_SOURCE MATERIAL_.
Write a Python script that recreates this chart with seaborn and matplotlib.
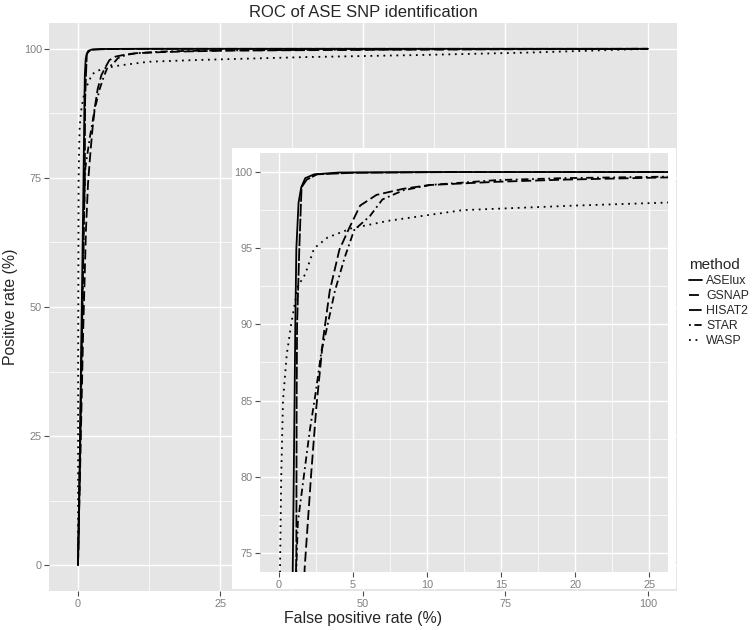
import matplotlib
matplotlib.use('Agg')
import matplotlib.pyplot as plt
import matplotlib.ticker as mticker
from matplotlib.patches import Rectangle
import pandas as pd
import seaborn as sns

# ROC points (false positive rate %, positive rate %)
methods = ['ASElux', 'GSNAP', 'HISAT2', 'STAR', 'WASP']

aselux_fpr = [0, 0.3, 0.6, 0.85, 0.97, 1.08, 1.13, 1.2, 1.35, 1.53, 1.8, 2.4, 4.1, 10, 25, 50, 100]
aselux_tpr = [0, 20, 45, 65, 75, 85, 90, 95, 98, 99, 99.6, 99.85, 99.97, 100, 100, 100, 100]

gsnap_fpr = [0, 0.4, 0.9, 1.4, 1.76, 2.2, 2.55, 3.0, 3.45, 4.1, 4.8, 5.5, 6.6, 7.5, 8.4, 10.2, 14.7, 19.2, 26.3, 50, 75, 100]
gsnap_tpr = [0, 20, 45, 65, 74, 80.2, 84.6, 89, 92.2, 94.9, 96.4, 97.8, 98.5, 98.7, 98.9, 99.15, 99.36, 99.5, 99.65, 99.8, 99.9, 100]

hisat2_fpr = [0, 0.35, 0.7, 1.0, 1.2, 1.22, 1.25, 1.4, 1.55, 1.9, 2.6, 5, 12, 25, 50, 100]
hisat2_tpr = [0, 20, 45, 65, 75, 85, 90, 95, 99, 99.5, 99.85, 99.95, 100, 100, 100, 100]

star_fpr = [0, 0.3, 0.7, 1.0, 1.2, 1.3, 1.7, 2.1, 2.5, 2.9, 3.2, 3.8, 4.46, 5.1, 6.15, 7.0, 8.4, 10.2, 14.7, 19.2, 26.3, 50, 75, 100]
star_tpr = [0, 20, 45, 65, 74, 77, 80, 83, 85.5, 88.3, 89.5, 92.2, 94.4, 96.2, 97.1, 98.2, 98.8, 99.15, 99.47, 99.6, 99.7, 99.85, 99.95, 100]

wasp_fpr = [0, 0.03, 0.1, 0.18, 0.3, 0.55, 0.85, 1.3, 1.8, 2.4, 3.3, 4.9, 7.4, 12.4, 20, 26.3, 40, 60, 80, 100]
wasp_tpr = [0, 40, 74, 80, 85, 88, 90, 92.5, 93.3, 95.0, 95.7, 96.3, 96.8, 97.5, 97.8, 98.0, 98.4, 98.8, 99.3, 100]

main_ticks = [0, 25, 50, 75, 100]
inset_xticks = [0, 5, 10, 15, 20, 25]
inset_yticks = [75, 80, 85, 90, 95, 100]

curves = {
    'ASElux': (aselux_fpr, aselux_tpr),
    'GSNAP': (gsnap_fpr, gsnap_tpr),
    'HISAT2': (hisat2_fpr, hisat2_tpr),
    'STAR': (star_fpr, star_tpr),
    'WASP': (wasp_fpr, wasp_tpr),
}
df = pd.concat([pd.DataFrame({'fpr': f, 'tpr': t, 'method': m})
                for m, (f, t) in curves.items()], ignore_index=True)

dash_map = {'ASElux': '', 'GSNAP': (5.5, 2.2), 'HISAT2': (7, 1.2),
            'STAR': (1, 2, 4, 2), 'WASP': (1, 2.6)}

sns.set_theme(style='darkgrid', rc={
    'axes.facecolor': '#E5E5E5',
    'grid.color': 'white',
    'xtick.major.size': 3.5, 'ytick.major.size': 3.5,
    'xtick.major.width': 0.8, 'ytick.major.width': 0.8,
    'xtick.color': '#4D4D4D', 'ytick.color': '#4D4D4D',
    'xtick.labelcolor': '#7F7F7F', 'ytick.labelcolor': '#7F7F7F',
    'xtick.major.pad': 2, 'ytick.major.pad': 2,
})
plt.rcParams['font.family'] = ['Liberation Sans', 'DejaVu Sans']

fig = plt.figure(figsize=(7.52, 6.3), dpi=100)


def style_axes(a, xt, yt, minor):
    a.set_xticks(xt)
    a.set_yticks(yt)
    a.xaxis.set_minor_locator(mticker.MultipleLocator(minor))
    a.yaxis.set_minor_locator(mticker.MultipleLocator(minor))
    a.grid(which='major', color='white', linewidth=1.0)
    a.grid(which='minor', color='white', linewidth=0.5)
    a.tick_params(which='minor', length=0)
    a.tick_params(which='major', labelsize=7.8, bottom=True, left=True)
    for s in a.spines.values():
        s.set_visible(False)


# main panel
ax = fig.add_axes([49.5 / 752, 39 / 630, 627 / 752, 568 / 630])
ax.set_zorder(1)
sns.lineplot(data=df, x='fpr', y='tpr', style='method', style_order=methods,
             dashes=dash_map, color='black', linewidth=1.3,
             estimator=None, sort=False, ax=ax)
ax.set_xlim(-5, 105)
ax.set_ylim(-5, 105)
style_axes(ax, main_ticks, main_ticks, 12.5)
ax.set_xlabel('False positive rate (%)', fontsize=11.4, labelpad=2)
ax.set_ylabel('Positive rate (%)', fontsize=11.4, labelpad=4)
ax.set_title('ROC of ASE SNP identification', fontsize=12, pad=4)

handles, labels = ax.get_legend_handles_labels()
for h in handles:
    h.set_linewidth(1.3)
ax.legend(handles, labels, title='method', loc='upper left',
          bbox_to_anchor=(689 / 752, 1 - 258 / 630), bbox_transform=fig.transFigure,
          frameon=False, fontsize=8.8, title_fontsize=11, handlelength=1.1,
          handletextpad=0.3, labelspacing=0.25, borderaxespad=0, borderpad=0,
          alignment='left')

# white box behind the inset
fig.add_artist(Rectangle((232 / 752, 41 / 630), 444 / 752, 441 / 630,
                         transform=fig.transFigure, facecolor='white',
                         edgecolor='none', zorder=2))

# inset zoom
ax2 = fig.add_axes([260 / 752, 58 / 630, 408 / 752, 419 / 630])
ax2.set_zorder(3)
sns.lineplot(data=df, x='fpr', y='tpr', style='method', style_order=methods,
             dashes=dash_map, color='black', linewidth=1.3,
             estimator=None, sort=False, legend=False, ax=ax2)
ax2.set_xlim(-1.25, 26.25)
ax2.set_ylim(73.75, 101.25)
style_axes(ax2, inset_xticks, inset_yticks, 2.5)
ax2.set_xlabel('')
ax2.set_ylabel('')

fig.savefig('out.png', dpi=100)
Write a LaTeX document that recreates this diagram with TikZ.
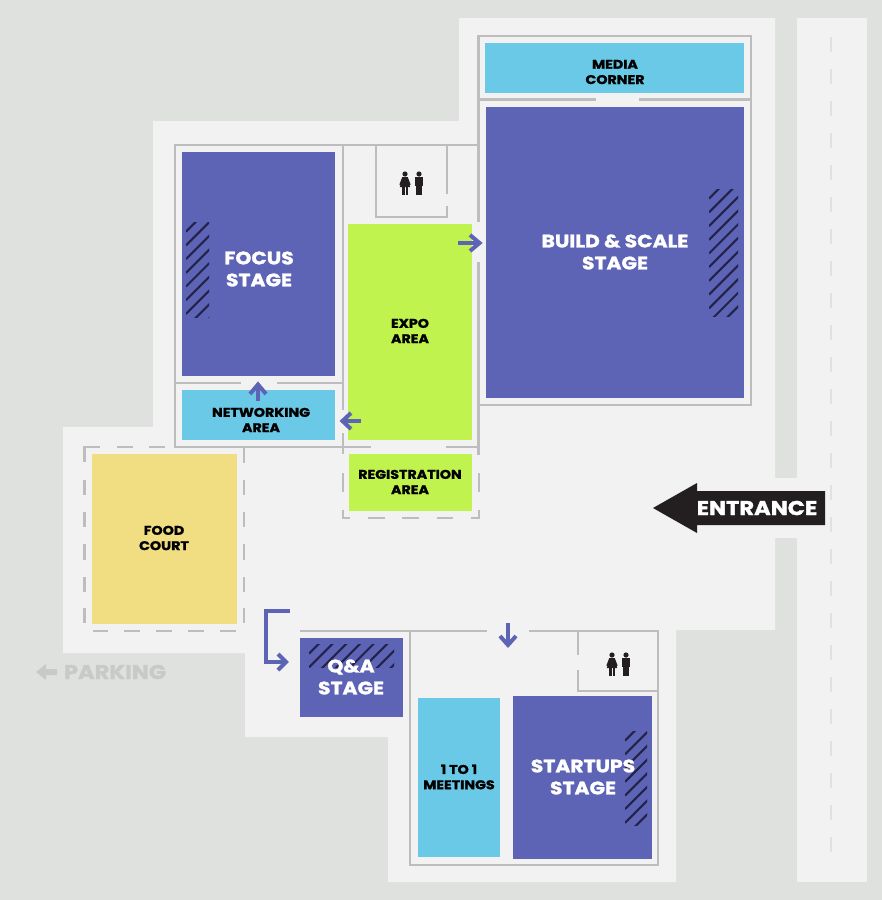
\documentclass[tikz,border=0pt]{standalone}
\usepackage{fontspec}
\setmainfont{Poppins}[BoldFeatures={FakeBold=1.5,FakeStretch=1.13}]
\definecolor{bgc}{HTML}{DFE1DF}
\definecolor{floorc}{HTML}{F2F2F2}
\definecolor{wallc}{HTML}{BDBDBD}
\definecolor{dashc}{HTML}{E0E1E0}
\definecolor{stagec}{HTML}{5D63B5}
\definecolor{bluec}{HTML}{6AC9E6}
\definecolor{limec}{HTML}{C0F34E}
\definecolor{foodc}{HTML}{F2DE82}
\definecolor{hatchc}{HTML}{23234A}
\definecolor{blackc}{HTML}{231F20}
\definecolor{parkc}{HTML}{C8CAC8}
\tikzset{
  wall/.style={draw=wallc,line width=2.7pt,line cap=butt,miter limit=10},
  biglabel/.style={text=white,align=center,font=\fontsize{18}{22}\selectfont\bfseries,inner sep=0pt},
  smalllabel/.style={text=black,align=center,font=\fontsize{12.6}{15.3}\selectfont\bfseries,inner sep=0pt},
  hatchline/.style={draw=hatchc,line width=2.1pt},
  flow/.style={draw=stagec,line width=4pt,line join=miter},
  icon/.style={fill=blackc,draw=none}
}
\newcommand{\hatchbox}[4]{%
  \begin{scope}
    \clip (#1,#2) rectangle (#3,#4);
    \foreach \c in {0,1,...,22} {
      \draw[hatchline] (#1,#2+\c*13.7-4) -- ++(\c*13.7+6,-\c*13.7-6);
    }
  \end{scope}}
\newcommand{\woman}[2]{%
  \fill[icon] (#1,#2+3) circle (2.6);
  \fill[icon] (#1-2.8,#2+6.2) -- (#1+2.8,#2+6.2) -- (#1+5.6,#2+13.5) -- (#1+4.6,#2+14) -- (#1+5.2,#2+16) -- (#1-5.2,#2+16) -- (#1-4.6,#2+14) -- (#1-5.6,#2+13.5) -- cycle;
  \fill[icon] (#1-2.6,#2+15) rectangle (#1-0.5,#2+24);
  \fill[icon] (#1+0.5,#2+15) rectangle (#1+2.6,#2+24);}
\newcommand{\man}[2]{%
  \fill[icon] (#1,#2+3) circle (2.6);
  \fill[icon] (#1-4.4,#2+6.2) rectangle (#1+4.4,#2+15);
  \fill[icon] (#1-2.9,#2+12) rectangle (#1-0.3,#2+24);
  \fill[icon] (#1+0.3,#2+12) rectangle (#1+2.9,#2+24);}
\begin{document}
\begin{tikzpicture}[x=1pt,y=-1pt]
\useasboundingbox (0,0) rectangle (882,900);
\fill[bgc] (0,0) rectangle (882,900);
% floor
\fill[floorc] (459,18) -- (775,18) -- (775,630) -- (676,630) -- (676,882) -- (388,882) -- (388,737) -- (245,737) -- (245,653) -- (63,653) -- (63,427) -- (153,427) -- (153,121) -- (459,121) -- cycle;
\fill[floorc] (797,18) rectangle (867,882);
\fill[floorc] (775,478) rectangle (797,538);
% road markings
\foreach \k in {0,1,...,25} { \draw[dashc,line width=2pt] (831,37+\k*32) -- (831,52+\k*32); }
% walls
\draw[wall] (478.5,222) -- (478.5,36) -- (751,36) -- (751,405) -- (478.5,405);
\draw[wall] (478.5,262) -- (478.5,455);
\draw[wall] (478.5,99.5) -- (596,99.5) (639,99.5) -- (751,99.5);
\draw[wall] (371,447) -- (175,447) -- (175,145) -- (478.5,145);
\draw[wall] (446,447) -- (478.5,447);
\draw[wall] (343,145) -- (343,410) (343,433) -- (343,454);
\draw[wall] (175,383) -- (241,383) (277,383) -- (343,383);
\draw[wall] (376,145) -- (376,217) -- (447,217) -- (447,206) (447,194) -- (447,145);
\draw[wall] (300,631) -- (487,631) (529,631) -- (658,631) -- (658,865) -- (410,865) -- (410,631);
\draw[wall] (578,631) -- (578,655) (578,670) -- (578,691) -- (658,691);
% dashed registration enclosure
\draw[wall] (343,473) -- (343,492) (343,510) -- (343,518) -- (350,518);
\draw[wall] (368,518) -- (385,518) (402,518) -- (419,518) (437,518) -- (453,518);
\draw[wall] (471,518) -- (479,518) -- (479,510) (479,492) -- (479,473);
% dashed food-court enclosure
\draw[wall] (84.5,462) -- (84.5,447) -- (100,447) (117,447) -- (133,447) (149,447) -- (165,447);
\draw[wall] (244,447) -- (244,463);
\foreach \a/\b in {480/495,512/527,544/560,577/592,608/623} {
  \draw[wall] (84.5,\a) -- (84.5,\b);
  \draw[wall] (244,\a) -- (244,\b);
}
\foreach \a/\b in {93/108,124/140,156/172,188/204,220/236} { \draw[wall] (\a,631) -- (\b,631); }
% rooms
\fill[bluec] (485,43) rectangle (744,93);
\fill[stagec] (486,107) rectangle (744,398);
\fill[stagec] (182,152) rectangle (335,376);
\fill[bluec] (182,390) rectangle (335,440);
\fill[limec] (348,224) rectangle (472,440);
\fill[limec] (349,454) rectangle (472,511);
\fill[foodc] (92,454) rectangle (237,624);
\fill[stagec] (300,638) rectangle (403,717);
\fill[bluec] (418,698) rectangle (500,857);
\fill[stagec] (513,696) rectangle (652,859);
% hatching
\hatchbox{186}{222}{209}{317}
\hatchbox{709}{189}{738}{316}
\hatchbox{309}{644}{394}{667}
\hatchbox{625}{731}{647}{825}
% labels
\node[smalllabel] (media) at (615,72) {MEDIA\\CORNER};
\node[biglabel] (build) at (615,252) {BUILD \& SCALE\\STAGE};
\node[biglabel] (focus) at (259,269) {FOCUS\\STAGE};
\node[smalllabel] (net) at (261,420) {NETWORKING\\AREA};
\node[smalllabel] (expo) at (410,331) {EXPO\\AREA};
\node[smalllabel] (reg) at (410,482) {REGISTRATION\\AREA};
\node[smalllabel] (food) at (164,538) {FOOD\\COURT};
\node[biglabel] (qa) at (351,677) {Q\&A\\STAGE};
\node[smalllabel] (one) at (459,777) {1 TO 1\\MEETINGS};
\node[biglabel] (start) at (583,777) {STARTUPS\\STAGE};
% flow arrows
\draw[flow] (458,243) -- (480,243);
\draw[flow] (470,235) -- (479.5,243) -- (470,251);
\draw[flow] (258,401) -- (258,385);
\draw[flow] (250,394) -- (258,384.5) -- (266,394);
\draw[flow] (361,421) -- (342,421);
\draw[flow] (351,413) -- (342.5,421) -- (351,429);
\draw[flow] (508,623) -- (508,645);
\draw[flow] (500,636) -- (508,645) -- (516,636);
\draw[flow] (290,611) -- (266,611) -- (266,662) -- (286,662);
\draw[flow] (278,654) -- (286,662) -- (278,670);
% entrance
\fill[blackc] (653,508) -- (697,483) -- (697,491) -- (825,491) -- (825,525) -- (697,525) -- (697,533) -- cycle;
\node[text=white,inner sep=0pt,font=\fontsize{20}{24}\selectfont\bfseries] (entrance) at (757,508) {ENTRANCE};
% parking
\fill[parkc] (36,672) -- (46,664) -- (46,669) -- (57,669) -- (57,675) -- (46,675) -- (46,680) -- cycle;
\node[text=parkc,inner sep=0pt,font=\fontsize{20}{24}\selectfont\bfseries] (parking) at (115,672) {PARKING};
% restroom icons
\woman{405}{171}\man{419}{171}
\woman{612}{652}\man{626}{652}
\end{tikzpicture}
\end{document}
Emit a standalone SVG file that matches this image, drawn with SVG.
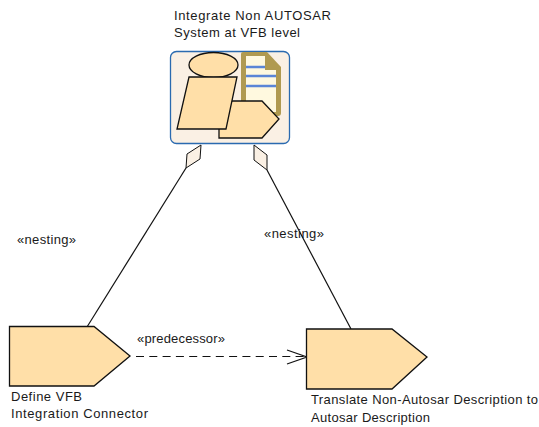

_YOUR GOAL_. Locate the word "this" in the data above. Copy every line carrying it.

_TASK RESPONSE_.
Write a Python script that recreates this chart with seaborn and matplotlib.
Write a LaTeX document that recreates this diagram with TikZ.
Emit a standalone SVG file that matches this image, drawn with SVG.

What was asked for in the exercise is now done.